In 2009, psychologists Gary Klein and Daniel Kahneman collaborated on an important paper. The two examined how experience, performance, and different types of environments all collided. Ultimately, they advanced the notion that the first two variables hinged upon the third. In other words, not all environments are created equal. Some types promote learning and success; others do not.
Chess vs. Chaos
David Epstein deftly explains the critical distinction on his Substack:
You can think of kind learning environments as situations that are governed by stable rules and repetitive patterns; feedback is quick and accurate, and work next year will look like work last year. Think golf or chess: a ball or piece is moved according to rules and within defined boundaries; a consequence is quickly apparent; and similar challenges occur repeatedly.
In wicked learning environments, rules may change, if there are rules at all; patterns don’t just repeat; feedback could be absent, delayed, or inaccurate; all sorts of complicated human dynamics might be involved, and work next year may not look like work last year.

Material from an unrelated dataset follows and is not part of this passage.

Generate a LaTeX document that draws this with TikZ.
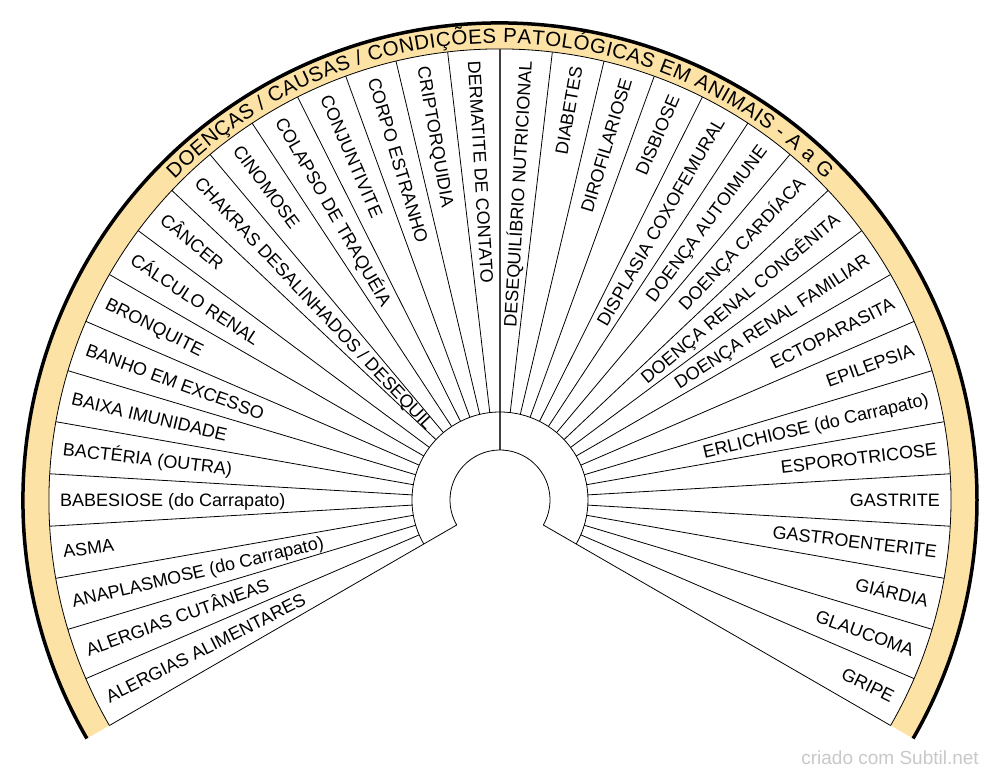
\documentclass[tikz,border=0pt]{standalone}
\usepackage{fontspec}
\setmainfont{Liberation Sans}
\usepackage{xcolor}
\usetikzlibrary{decorations.text}
\definecolor{bandfill}{RGB}{253,226,166}
\definecolor{markgray}{RGB}{200,200,200}
\tikzset{
  spoke/.style={line width=0.8pt},
  lbl/.style={font=\fontsize{18}{20}\selectfont, inner sep=0pt, text height=12.9pt, text depth=0pt},
  lbl left/.style={lbl, anchor=west, rotate=#1+180},
  lbl right/.style={lbl, anchor=east, rotate=#1}
}
\begin{document}
\begin{tikzpicture}[x=1pt,y=1pt]
\useasboundingbox (-500,-279) rectangle (500,500);
\coordinate (0) at (0,0);
\fill[bandfill] (210:451pt) arc[start angle=210, end angle=-30, radius=451pt]
  -- (-30:477pt) arc[start angle=-30, end angle=210, radius=477pt] -- cycle;
\draw[spoke] (210:451pt) arc[start angle=210, end angle=-30, radius=451pt];
\draw[line width=3.5pt] (210:477pt) arc[start angle=210, end angle=-30, radius=477pt];
\path[decorate, decoration={text along path, text align=fit to path,
  text={|\fontsize{20.5}{22}\selectfont|DOENÇAS / CAUSAS / CONDIÇÕES PATOLÓGICAS EM ANIMAIS - A a G}}]
  (135.4:457pt) arc[start angle=135.4, end angle=44.6, radius=457pt];
\foreach \k in {0,...,36} {
  \pgfmathsetmacro\a{210-\k*20/3}
  \draw[spoke] (\a:88pt) -- (\a:451pt);
}
\draw[spoke] (210:50pt) -- (210:88pt);
\draw[spoke] (-30:50pt) -- (-30:88pt);
\draw[line width=1.5pt, black!75] (90:50pt) -- (90:451pt);
\draw[spoke] (210:88pt) arc[start angle=210, end angle=-30, radius=88pt];
\draw[spoke] (210:50pt) arc[start angle=210, end angle=-30, radius=50pt];
\foreach \txt [count=\i] in {ALERGIAS ALIMENTARES, ALERGIAS CUTÂNEAS, ANAPLASMOSE (do Carrapato),
  ASMA, BABESIOSE (do Carrapato), BACTÉRIA (OUTRA), BAIXA IMUNIDADE, BANHO EM EXCESSO,
  BRONQUITE, CÁLCULO RENAL, CÂNCER, CHAKRAS DESALINHADOS / DESEQUIL, CINOMOSE,
  COLAPSO DE TRAQUÉIA, CONJUNTIVITE, CORPO ESTRANHO, CRIPTORQUIDIA, DERMATITE DE CONTATO,
  DESEQUILÍBRIO NUTRICIONAL, DIABETES, DIROFILARIOSE, DISBIOSE, DISPLASIA COXOFEMURAL,
  DOENÇA AUTOIMUNE, DOENÇA CARDÍACA, DOENÇA RENAL CONGÊNITA, DOENÇA RENAL FAMILIAR,
  ECTOPARASITA, EPILEPSIA, ERLICHIOSE (do Carrapato), ESPOROTRICOSE, GASTRITE,
  GASTROENTERITE, GIÁRDIA, GLAUCOMA, GRIPE} {
  \pgfmathsetmacro\a{210-(\i-0.5)*20/3}
  \ifnum\i<19
    \node[lbl left=\a] (lbl\i) at (\a:440pt) {\txt};
  \else
    \node[lbl right=\a] (lbl\i) at (\a:440pt) {\txt};
  \fi
}
\node[anchor=base east, text=markgray, font=\fontsize{19}{22}\selectfont, inner sep=0pt] (mark) at (479,-264) {criado com Subtil.net};
\end{tikzpicture}
\end{document}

His excellent book Range: Why Generalists Triumph in a Specialized World also touches upon this topic.
Parallels
I was thinking about this difference in the context of books. In theory, research, writing, and publishing one should all lend itself to stability—that is, kind learning environments. Far too often, though, the process devolves into wicked one. Deadlines get missed. Budgets go out the door. Errors find their way into the final product. Authors fume. Sales suffer. The whole shebang.
Far too often, the publishing process devolves into a wicked environment.
This begs the question: How can authors promote a kind learning environment?
Working with experienced professionals certainly helps. Following a defined process does, too. Toss in state-of-the-art tech and you’re well on your way to miminimizing superfluous stress, delays, and cost overruns.
Books Are Not Startups
By definition, startups can be frenetic. As such, they can resemble wicked learning environments. Books, however, should not. Yes, emergencies occassionally happen and you deal with them. Still, if chaos rules the day on your projected, you’re firmly on the pain train. Odds are that things will end poorly.